また、このプロジェクトに対するスタッフの意気込みもすごかった。それを見て〈レインスプーナー〉というブランドの偉大さを改めて知りました。だからこそ、その期待を裏切るようなことはできないなと身を引き締めて取り組めましたね。

「スクーナークロスを使った浴衣は本当に気持ちがいい」と諸田さん。帯は、京都で創業280年を迎える帯の製造販売の老舗〈十代目 山口源兵衛〉の芭蕉の木を素材としたもの。浴衣¥48,600、帯¥21,600

ハワイの海を表現する伝統的な柄「モロカイチャネル」をあしらった草履。大阪の老舗履物メーカー〈菱屋カレンブロッソ〉が手がけた。¥19,440

草履と同じ「モロカイチャネル」の柄をあしらった扇子。こちらは京都の老舗〈宮脇賣扇庵〉によるもの。ケースにはスプーナークロスを使用している。¥7,020

中の巾着にスプーナークロスを使用した籠バッグもスタンバイ。ウィメンズで用意されているスプーナークロスのハワイアンドレスとの相性が抜群。¥16,200

—〈レインスプーナー〉の伝統と日本の伝統。2軸で生地をチョイス。

諸田:〈レインスプーナー〉ファンを裏切れないという使命がある以上、スプーナークロスを使うことは大前提でした。それに加え、浴衣は日本の伝統的な衣服であることと日本の気候風土に合ったものも揃えなければいけないということで、天然素材(綿)のものも展開しています(※スプーナークロスはポリエステル混)。
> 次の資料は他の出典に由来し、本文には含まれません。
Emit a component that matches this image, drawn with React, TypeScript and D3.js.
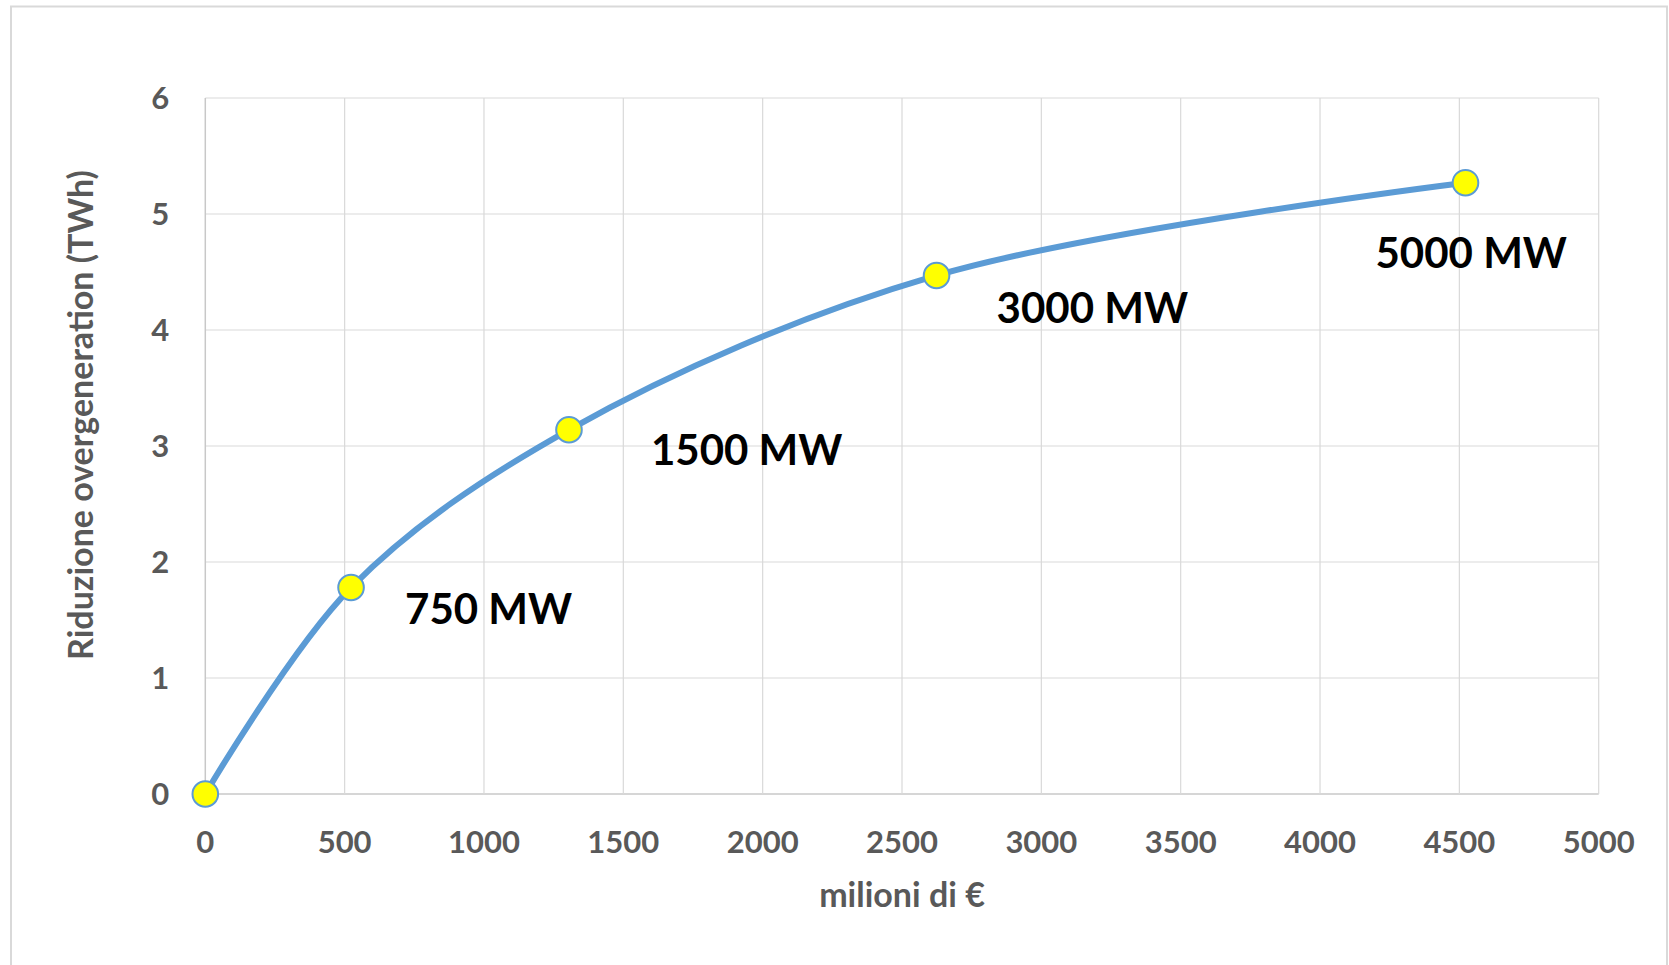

ちなみに今日着ているのはスプーナークロスの浴衣ですが、これはかなりいいですよ。裏使いした生地は日本の「かすり」にも似ていて風情がありますし、サラサラとした肌触りが気持ちいい。クセになりそうです(笑)。

柄はハワイの伝統的なモチーフであり〈レインスプーナー〉を象徴する「ラハイナセイラー」を中心に選びました。もともと浴衣の生地は自然をモチーフにしたものが中心ですから、そのあたりのマッチングには全く苦労はありませんでした。つくづく相性がいいなと思いましたね。

浴衣を身近なものに感じて欲しい。

諸田:実は私は、この〈レインスプーナー〉の浴衣をいろんなところに持っていって着て欲しいと思っているんです。浴衣というのは日本人にとってとても身近なものであると同時に遠い存在です。いわば非日常なんですね。

ならば、例えばハワイ旅行に行った時に着てもらってもいいし、あるいは国内の温泉地に旅行に行く時に“マイ浴衣”として持っていくのもいい。そういった使い方もできるものだと思っているんです。そういう思いもあり、持ち運びがしやすいように、今回は浴衣と同柄の巾着をつけています。

そうそう、よく『浴衣にビーチサンダルを合わせるのはアリですか?』という質問をいただくのですが、私としては古典的な浴衣にはやっぱり古典的な履物が似合うと思っていて…。いつかビーチサンダルを合わせられる浴衣が作れないかなと思っていたのですが、それも今回叶いました。

今回のこの取り組みを通して、もっと浴衣を身近なものに感じてもらえれば嬉しいし、そして〈レインスプーナー〉の魅力をもっと知ってもらえると思います。これを着て夏祭りや花火大会なんかに行ったら、かなりオシャレだと思いますよ。